ECLI:NL:CRVB:2018:4146
Centrale Raad van Beroep
- Hoger beroep
- Rechtspraak.nl
Beoordeling van arbeidsongeschiktheid en recht op WGA-loonaanvullingsuitkering
In deze zaak heeft de Centrale Raad van Beroep op 19 december 2018 uitspraak gedaan in hoger beroep over de rechtmatigheid van de beëindiging van de WGA-loonaanvullingsuitkering van appellante. Appellante, die zich op 3 februari 2011 ziek meldde wegens knieklachten, had aanvankelijk recht op een loongerelateerde WGA-uitkering, die later werd omgezet in een WGA-loonaanvullingsuitkering. Het Uwv concludeerde echter dat appellante per 10 maart 2015 niet langer recht had op deze uitkering, omdat haar arbeidsongeschiktheid minder dan 35% was.
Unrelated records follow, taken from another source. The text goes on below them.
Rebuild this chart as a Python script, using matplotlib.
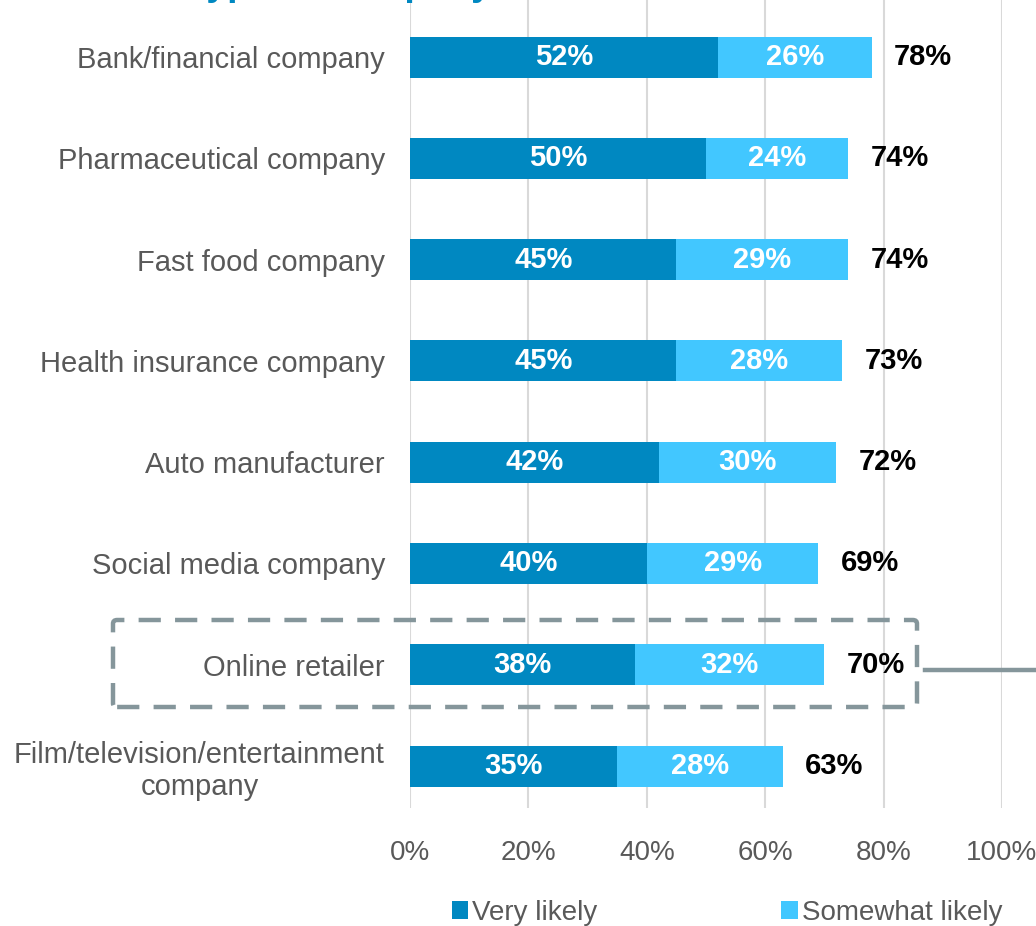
import matplotlib
matplotlib.use("Agg")
import matplotlib.pyplot as plt
from matplotlib.patches import FancyBboxPatch, Patch
from matplotlib.lines import Line2D

plt.rcParams['font.family'] = ['Liberation Sans', 'DejaVu Sans']

categories = [
    "Bank/financial company",
    "Pharmaceutical company",
    "Fast food company",
    "Health insurance company",
    "Auto manufacturer",
    "Social media company",
    "Online retailer",
    "Film/television/entertainment\ncompany",
]
very_likely = [52, 50, 45, 45, 42, 40, 38, 35]
somewhat_likely = [26, 24, 29, 28, 30, 29, 32, 28]
totals = [78, 74, 74, 73, 72, 69, 70, 63]
series_names = ["Very likely", "Somewhat likely"]
tick_values = [0, 20, 40, 60, 80, 100]
tick_labels = ["0%", "20%", "40%", "60%", "80%", "100%"]

DARK = "#0088C1"
LIGHT = "#42C7FF"
GRID = "#D9D9D9"
TEXT_GRAY = "#595959"
BOX = "#85969B"

W, H = 1036, 926
fig = plt.figure(figsize=(W / 100, H / 100), dpi=100)
ax = fig.add_axes([410 / W, 1 - 808 / H, (1002 - 410) / W, 808 / H])

ypos = list(range(len(categories)))
bar_h = 0.405
ax.barh(ypos, very_likely, height=bar_h, color=DARK, zorder=3)
ax.barh(ypos, somewhat_likely, left=very_likely, height=bar_h, color=LIGHT, zorder=3)

for i in ypos:
    ax.text(very_likely[i] / 2, i, f"{very_likely[i]}%", ha="center", va="center",
            color="white", fontsize=21, fontweight="bold", zorder=4)
    ax.text(very_likely[i] + somewhat_likely[i] / 2, i, f"{somewhat_likely[i]}%",
            ha="center", va="center", color="white", fontsize=21, fontweight="bold", zorder=4)
    ax.annotate(f"{totals[i]}%", xy=(very_likely[i] + somewhat_likely[i], i),
                xytext=(16, 0), textcoords="offset points", ha="left", va="center",
                color="black", fontsize=21, fontweight="bold", zorder=4)

ax.set_xlim(0, 100)
ax.set_ylim(7.414, -0.563)
ax.set_xticks(tick_values)
ax.set_xticklabels(tick_labels, fontsize=20, color=TEXT_GRAY)
ax.set_yticks(ypos)
ax.set_yticklabels(categories, fontsize=21, color=TEXT_GRAY, linespacing=1.2)
for lbl in ax.get_yticklabels():
    lbl.set_multialignment("center")
ax.tick_params(axis="both", length=0)
ax.tick_params(axis="x", pad=23)
ax.tick_params(axis="y", pad=18)
for s in ax.spines.values():
    s.set_visible(False)
ax.xaxis.grid(True, color=GRID, linewidth=1.5, zorder=0)
ax.set_axisbelow(True)

# heading sits mostly above the top edge
fig.text(492 / W, 1 + 5 / H, "Trust in each type of company", ha="right", va="baseline",
         fontsize=27, fontweight="bold", color=DARK)

# dashed highlight around the online retailer row
box = FancyBboxPatch((113 / W, 1 - 707 / H), (917 - 113) / W, (707 - 620) / H,
                     boxstyle="round,pad=0,rounding_size=0.004",
                     transform=fig.transFigure, fill=False, edgecolor=BOX,
                     linewidth=3.2, linestyle=(0, (5, 3.2)), zorder=5)
fig.patches.append(box)
fig.lines.append(Line2D([925 / W, 1.0], [1 - 670 / H, 1 - 670 / H],
                        transform=fig.transFigure, color=BOX, linewidth=3.2))

handles = [Patch(facecolor=DARK), Patch(facecolor=LIGHT)]
fig.legend(handles, series_names, loc="center", bbox_to_anchor=(727 / W, 1 - 913 / H),
           ncol=2, frameon=False, fontsize=20, labelcolor=TEXT_GRAY,
           handlelength=0.6, handleheight=0.6, handletextpad=0.15, columnspacing=6.6)

fig.savefig("out.png", dpi=100)
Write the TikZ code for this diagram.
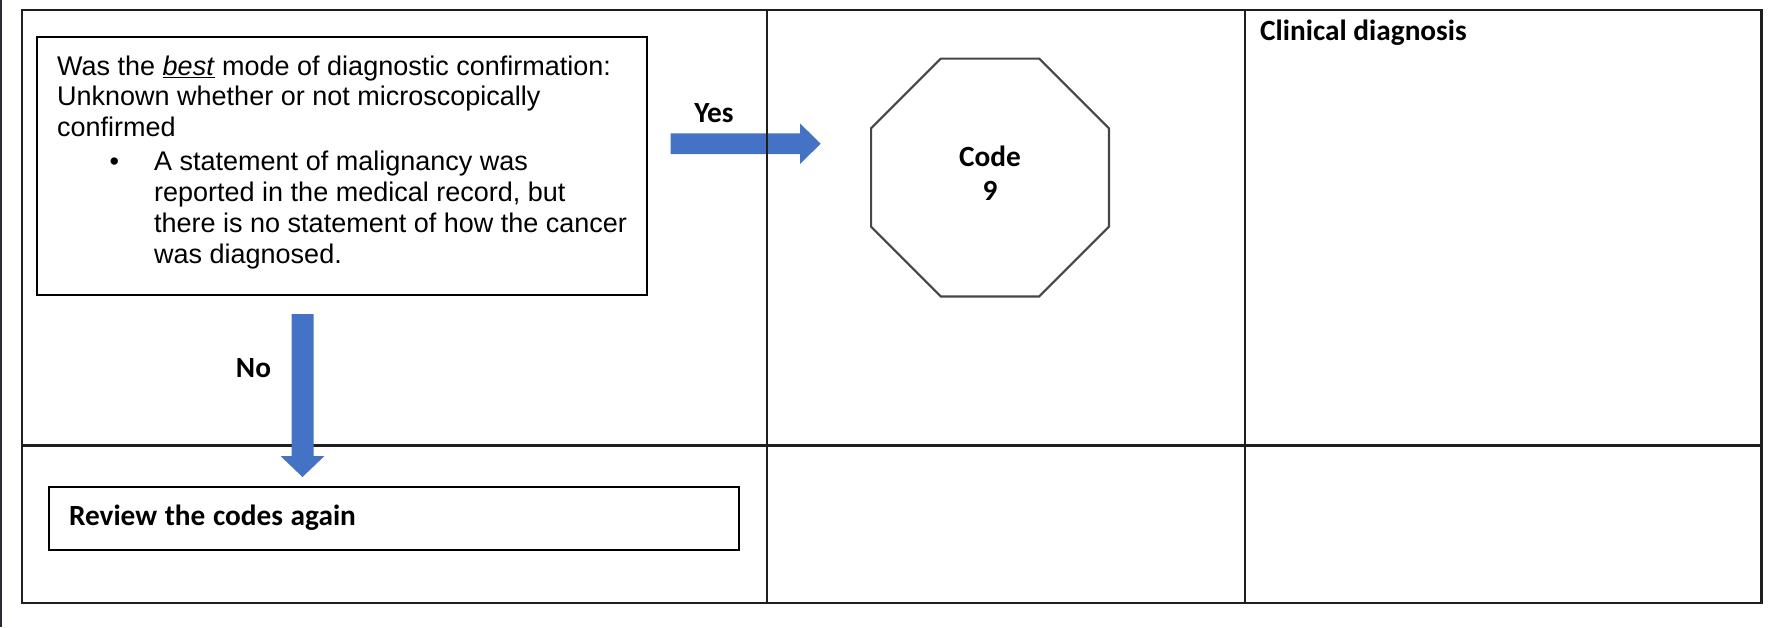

De rechtbank Midden-Nederland had het beroep van appellante tegen dit besluit ongegrond verklaard.
In hoger beroep heeft appellante aangevoerd dat het Uwv onvoldoende rekening heeft gehouden met haar klachten en beperkingen. De Raad heeft echter geoordeeld dat het medisch onderzoek door het Uwv zorgvuldig is uitgevoerd en dat er geen nieuwe medische informatie is overgelegd die aanleiding geeft tot een ander oordeel. De Raad onderschrijft de conclusie van de rechtbank dat appellante, uitgaande van de belastbaarheid zoals vastgesteld in de Functionele Mogelijkhedenlijst (FML), in medisch opzicht geschikt is voor de aan de schatting ten grondslag gelegde functies. De Raad bevestigt daarmee de aangevallen uitspraak van de rechtbank en wijst het hoger beroep van appellante af.